U.S. stocks could open higher Wednesday ahead of the publication of housing starts data, even as investors await the latest policy statement from the Federal Open Market Committee, or FOMC, and Federal Reserve Chairman Ben Bernanke’s press conference, following the conclusion of a two-day meeting later on Wednesday.
All eyes will be on the FOMC's policy statement, scheduled to be issued at 2 p.m. EDT, which is expected to divulge a timetable for the Fed to wind down its $85 billion-a-month asset-purchase program. Analysts expect the central bank to announce a marginal reduction in its massive monetary stimulus program, beginning next month.
“We expect a small cut in the pace of monthly asset purchases, from $85bn to $75bn. We wouldn’t be surprised to see the Fed also emphasize that interest rates will remain low for a long time, perhaps via the publication of its interest rate forecasts for 2016 for the first time,” Paul Dales, an economist at Capital Economics, wrote in a research note.
Futures on the Dow Jones Industrial Average were up 0.28 percent, while futures on the Standard & Poor's 500 Index were up 0.12 percent and those on the Nasdaq 100 Index were up 0.22 percent.

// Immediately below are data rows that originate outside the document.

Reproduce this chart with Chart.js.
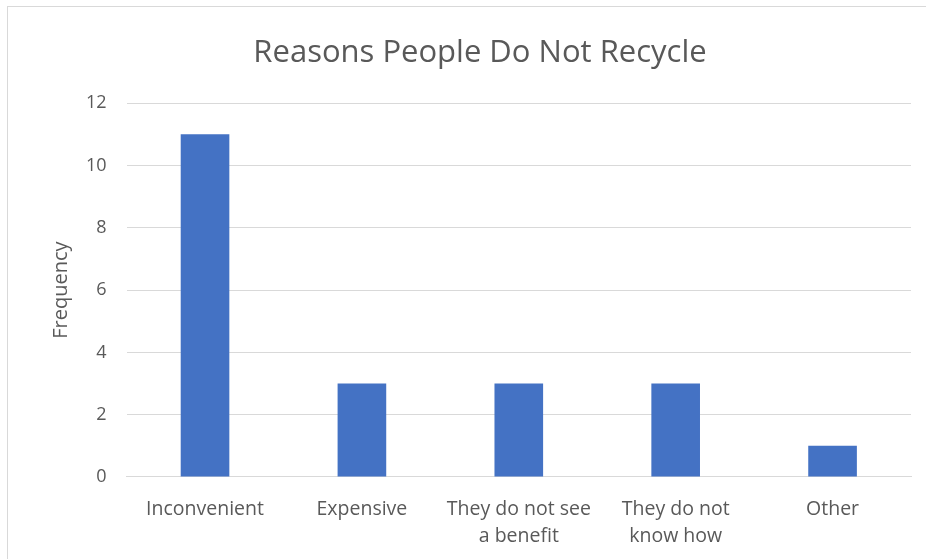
<!DOCTYPE html>
<html>
<head>
<meta charset="utf-8">
<script src="https://cdn.jsdelivr.net/npm/chart.js@4/dist/chart.umd.min.js"></script>
<style>
  html, body { margin: 0; padding: 0; background: #fff; overflow: hidden; }
  #wrap {
    position: absolute; left: 7px; top: 6px;
    width: 932px; height: 562px;
    border-left: 1px solid #d9d9d9; border-top: 1px solid #d9d9d9;
  }
</style>
</head>
<body>
<div id="wrap"><canvas id="myChart"></canvas></div>
<script>
const reasons = [
  "Inconvenient",
  "Expensive",
  ["They do not see", "a benefit"],
  ["They do not", "know how"],
  "Other"
];
const frequency = [11, 3, 3, 3, 1];
const yTicks = [0, 2, 4, 6, 8, 10, 12];

const textGray = "#595959";
const gridGray = "#d9d9d9";

Chart.defaults.font.family = "'Open Sans', 'Noto Sans', sans-serif";
Chart.defaults.color = textGray;

new Chart("myChart", {
  type: "bar",
  data: {
    labels: reasons,
    datasets: [{
      label: "Frequency",
      data: frequency,
      backgroundColor: "#4472C4",
      categoryPercentage: 1,
      barPercentage: 0.31
    }]
  },
  options: {
    responsive: true,
    maintainAspectRatio: false,
    animation: false,
    layout: { padding: { left: 41, right: 29, top: 28, bottom: 0 } },
    plugins: {
      legend: { display: false },
      tooltip: { enabled: false },
      title: {
        display: true,
        text: "Reasons People Do Not Recycle",
        color: textGray,
        font: { size: 31, weight: "normal" },
        padding: { top: 0, bottom: 31 }
      }
    },
    scales: {
      x: {
        grid: { display: false, drawTicks: false },
        border: { display: true, color: gridGray, width: 1 },
        ticks: { color: textGray, font: { size: 19.5, lineHeight: 1.385 }, padding: 19, maxRotation: 0, autoSkip: false }
      },
      y: {
        min: 0,
        max: 12,
        afterBuildTicks: (axis) => { axis.ticks = yTicks.map(v => ({ value: v })); },
        grid: { color: gridGray, drawTicks: false },
        border: { display: false },
        ticks: { color: textGray, font: { size: 18 }, padding: 20 },
        title: {
          display: true,
          text: "Frequency",
          color: textGray,
          font: { size: 20 },
          padding: { top: 0, bottom: -7 }
        }
      }
    }
  }
});
</script>
</body>
</html>
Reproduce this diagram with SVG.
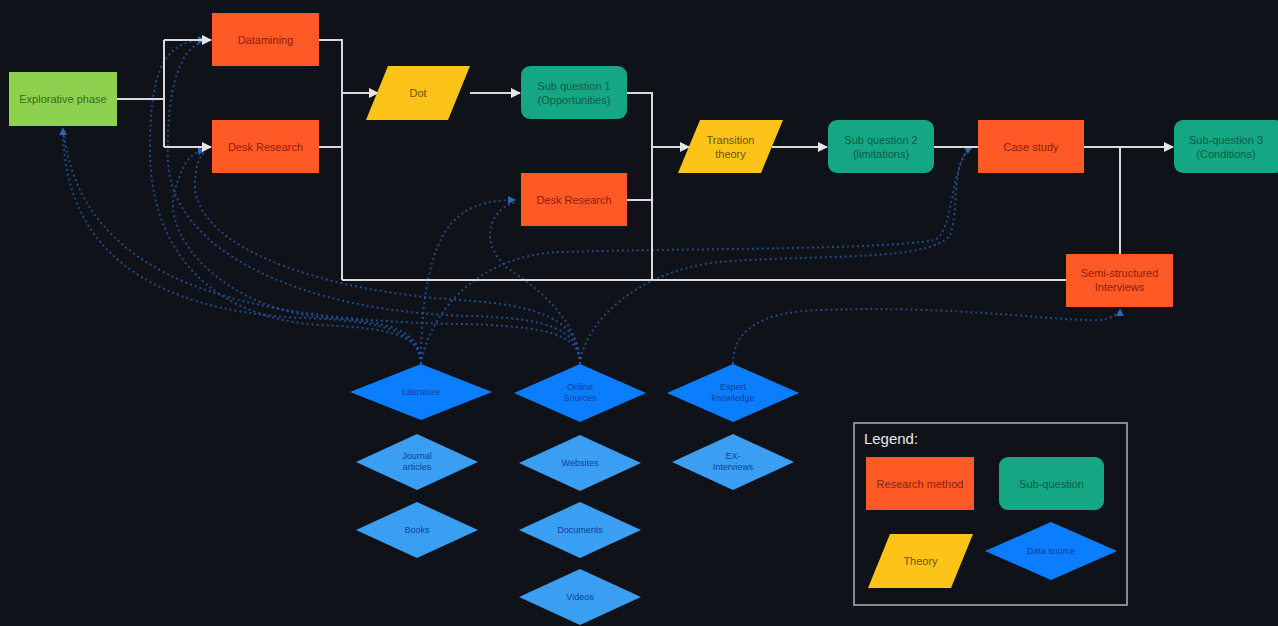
<svg xmlns="http://www.w3.org/2000/svg" width="1278" height="626" viewBox="0 0 1278 626">
<defs>
<marker id="aw" viewBox="0 0 10 10" refX="9" refY="5" markerWidth="5" markerHeight="5" orient="auto"><path d="M0,0 L10,5 L0,10 z" fill="#e6e6e6"/></marker>
<marker id="ab" viewBox="0 0 10 10" refX="9" refY="5" markerWidth="4" markerHeight="4" orient="auto"><path d="M0,0 L10,5 L0,10 z" fill="#2f7fe0"/></marker>
<style>
.bg{fill:#0f1218}
.flow{fill:none;stroke:#d9d9d9;stroke-width:2}
.dash{fill:none;stroke:#255aa6;stroke-width:2;stroke-dasharray:2 3;opacity:0.8}
.method{fill:#ff5a26}
.sub{fill:#15a784}
.theory{fill:#fcc419}
.explore{fill:#8ed14f}
.src{fill:#0b7dff}
.src2{fill:#3a9ff2}
text{font-family:"Liberation Sans",Arial,sans-serif;font-size:11px;text-anchor:middle;dominant-baseline:central}
.tm{fill:#8f1a08}
.ts{fill:#0a5b45}
.tt{fill:#6e5100}
.te{fill:#3a6a1a}
.td{fill:#0a3f99;font-size:9px}
</style>
</defs>
<rect class="bg" x="0" y="0" width="1278" height="626"/>

<g id="connectors">
<!-- dashed data source links -->
<path class="dash" d="M421,364 C421,335 390,320 300,318 C150,310 63,250 63,128" marker-end="url(#ab)"/>
<path class="dash" d="M580,364 C580,335 550,326 460,324 C260,320 80,290 63,128"/>
<path class="dash" d="M421,364 C421,335 390,328 320,325 C210,318 150,250 150,150 C150,80 160,40 205,40" marker-end="url(#ab)"/>
<path class="dash" d="M580,364 C580,330 550,318 470,316 C300,312 170,250 168,160 C166,90 180,45 205,42"/>
<path class="dash" d="M421,364 C421,335 400,322 330,318 C230,312 160,240 175,190 C182,165 190,152 205,150" marker-end="url(#ab)"/>
<path class="dash" d="M580,364 C580,320 540,305 460,300 C330,292 190,250 195,180 C197,162 200,155 205,152"/>
<path class="dash" d="M421,364 C421,300 430,250 450,225 C465,207 485,200 515,200" marker-end="url(#ab)"/>
<path class="dash" d="M580,364 C578,320 540,290 510,270 C485,252 480,215 515,202"/>
<path class="dash" d="M421,364 C430,310 480,255 560,252 C700,248 880,250 935,240 C955,230 950,160 972,147" marker-end="url(#ab)"/>
<path class="dash" d="M580,364 C585,320 640,270 720,262 C820,254 930,262 950,235 C960,210 950,160 972,148"/>
<path class="dash" d="M733,364 C733,330 760,312 820,310 C960,305 1060,322 1100,320 C1115,318 1120,312 1120,309" marker-end="url(#ab)"/>

<!-- white flow connectors -->
<path class="flow" d="M117,99 H164"/>
<path class="flow" d="M164,40 V147"/>
<path class="flow" d="M164,40 H211" marker-end="url(#aw)"/>
<path class="flow" d="M164,147 H211" marker-end="url(#aw)"/>
<path class="flow" d="M319,40 H342 V280"/>
<path class="flow" d="M319,147 H342"/>
<path class="flow" d="M342,93 H378" marker-end="url(#aw)"/>
<path class="flow" d="M470,93 H520" marker-end="url(#aw)"/>
<path class="flow" d="M627,93 H652 V280"/>
<path class="flow" d="M627,200 H652"/>
<path class="flow" d="M652,147 H689" marker-end="url(#aw)"/>
<path class="flow" d="M772,147 H827" marker-end="url(#aw)"/>
<path class="flow" d="M934,147 H978"/>
<path class="flow" d="M1084,147 H1173" marker-end="url(#aw)"/>
<path class="flow" d="M1120,147 V254"/>
<path class="flow" d="M342,280 H1066"/>
</g>

<g id="explorative"><rect class="explore" x="9" y="72" width="108" height="54"/><text class="te" x="63" y="99">Explorative phase</text></g>
<g id="datamining"><rect class="method" x="212" y="13" width="107" height="53"/><text class="tm" x="265.5" y="39.5">Datamining</text></g>
<g id="desk1"><rect class="method" x="212" y="120" width="107" height="53"/><text class="tm" x="265.5" y="146.5">Desk Research</text></g>
<g id="dot"><polygon class="theory" points="388,66 470,66 448,120 366,120"/><text class="tt" x="418" y="93">Dot</text></g>
<g id="sq1"><rect class="sub" x="521" y="66" width="106" height="53" rx="9"/><text class="ts" x="574" y="86">Sub question 1</text><text class="ts" x="574" y="100">(Opportunities)</text></g>
<g id="desk2"><rect class="method" x="521" y="173" width="106" height="53"/><text class="tm" x="574" y="199.5">Desk Research</text></g>
<g id="transition"><polygon class="theory" points="700,120 783,120 761,173 678,173"/><text class="tt" x="730.5" y="140">Transition</text><text class="tt" x="730.5" y="154">theory</text></g>
<g id="sq2"><rect class="sub" x="828" y="120" width="106" height="53" rx="9"/><text class="ts" x="881" y="140">Sub question 2</text><text class="ts" x="881" y="154">(limitations)</text></g>
<g id="casestudy"><rect class="method" x="978" y="120" width="106" height="53"/><text class="tm" x="1031" y="146.5">Case study</text></g>
<g id="sq3"><rect class="sub" x="1174" y="120" width="110" height="53" rx="9"/><text class="ts" x="1226" y="140">Sub-question 3</text><text class="ts" x="1226" y="154">(Conditions)</text></g>
<g id="semi"><rect class="method" x="1066" y="254" width="107" height="53"/><text class="tm" x="1119.5" y="273">Semi-structured</text><text class="tm" x="1119.5" y="287">Interviews</text></g>

<g id="literature"><polygon class="src" points="421,364 492,392 421,420 350,392"/><text class="td" x="421" y="392">Literature</text></g>
<g id="online"><polygon class="src" points="580,364 646,393 580,422 514,393"/><text class="td" x="580" y="387">Online</text><text class="td" x="580" y="398">Sources</text></g>
<g id="expert"><polygon class="src" points="733,364 799,393 733,422 667,393"/><text class="td" x="733" y="387">Expert</text><text class="td" x="733" y="398">knowledge</text></g>
<g id="journal"><polygon class="src2" points="417,434 478,462 417,490 356,462"/><text class="td" x="417" y="456">Journal</text><text class="td" x="417" y="467">articles</text></g>
<g id="websites"><polygon class="src2" points="580,435 641,463 580,491 519,463"/><text class="td" x="580" y="463">Websites</text></g>
<g id="exinterviews"><polygon class="src2" points="733,434 794,462 733,490 672,462"/><text class="td" x="733" y="456">EX-</text><text class="td" x="733" y="467">Interviews</text></g>
<g id="books"><polygon class="src2" points="417,502 478,530 417,558 356,530"/><text class="td" x="417" y="530">Books</text></g>
<g id="documents"><polygon class="src2" points="580,502 641,530 580,558 519,530"/><text class="td" x="580" y="530">Documents</text></g>
<g id="videos"><polygon class="src2" points="580,569 641,597 580,625 519,597"/><text class="td" x="580" y="597">Videos</text></g>

<g id="legend">
<rect x="854" y="423" width="273" height="182" fill="none" stroke="#b0b0b0" stroke-width="1.5"/>
<text x="891" y="438" style="fill:#e8e8e8;font-size:15px">Legend:</text>
<rect class="method" x="866" y="457" width="108" height="53"/><text class="tm" x="920" y="483.5">Research method</text>
<rect class="sub" x="999" y="457" width="105" height="53" rx="9"/><text class="ts" x="1051.5" y="483.5">Sub-question</text>
<polygon class="theory" points="890,534 973,534 951,588 868,588"/><text class="tt" x="920.5" y="561">Theory</text>
<polygon class="src" points="1051,522 1117,551 1051,580 985,551"/><text class="td" x="1051" y="551">Data source</text>
</g>
</svg>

The prospect of the Fed winding down its bond-buying program have worried financial markets around the world since March, triggering fund outflows from emerging markets and weakening their respective currencies against the dollar. However, most analysts do not expect a sell-off in the markets even if the Fed decides on a token reduction to its stimulus program, as markets have already discounted such a move.
“Certainly the market has priced in an increasing probability of tapering; just the fact we have the word in our vocabulary today shows the Fed has been successful in implanting it in investors’ consciousness, so that’s a policy victory for them,” Lawrence Creatura, portfolio manager at Federated Investors, told MarketWatch.
Indeed, U.S. stock markets resumed their rally on Tuesday and ended the day in positive territory, even as the Fed’s decision to “taper” loomed large.
Bernanke will address a news conference at 2.30 p.m. EDT to explain the details of its decision on reducing the bond-buying program, which has come to be known as quantitative easing, or QE, and provide the FOMC's latest quarterly economic projections.
Meanwhile, investors are also expected to keep an eye on the Census Bureau’s housing starts and building permits reports, which are due to be released before the markets open.
Housing starts, which measure the change in the annualized number of residential buildings that began construction each month, is expected to rise to 920,000 in August, from 896,000 in the previous month. Building permits, which measure the change in the number of new building permits issued by the government each month, is likely to rise to 950,000 in August, up from 943,000 in July.
“Despite increasing in July, US housing starts remain well below the level in March. However, we think that this soft patch is temporary and forecast a 2.7 percent m/m rise to 920,000 annualized in August,” Paul Diggle, an economist at Capital Economics, wrote in a research note. “Building permits certainly point to a rise in starts in the short term. More generally, there are early signs that the constraints on homebuilding are easing.”
In Europe, markets traded higher Wednesday ahead of the U.S. Fed’s decision on its asset-purchase program. The Stoxx Europe 600 index rose 0.46 percent, London’s FTSE 100 was up 0.18 percent, Germany's DAX-30 was up 0.51 percent and France's CAC-40 was trading up 0.47 percent.
Markets traded mixed in Asia, ahead of the Fed’s monetary policy decision. Japan’s Nikkei ended up 1.35 percent, while Australia’s S&P/ASX 200 lost 0.25 percent. Shanghai Composite index ended up 0.29 percent while Hong Kong’s Hang Seng Index ended down 0.27 percent and the Philippines’ PSE Composite rallied 1.38 percent.
India’s BSE Sensex was trading up 0.47 percent in late-afternoon trade, while South Korea’s KOSPI Composite index is closed for the rest of the week due to public holidays in that country.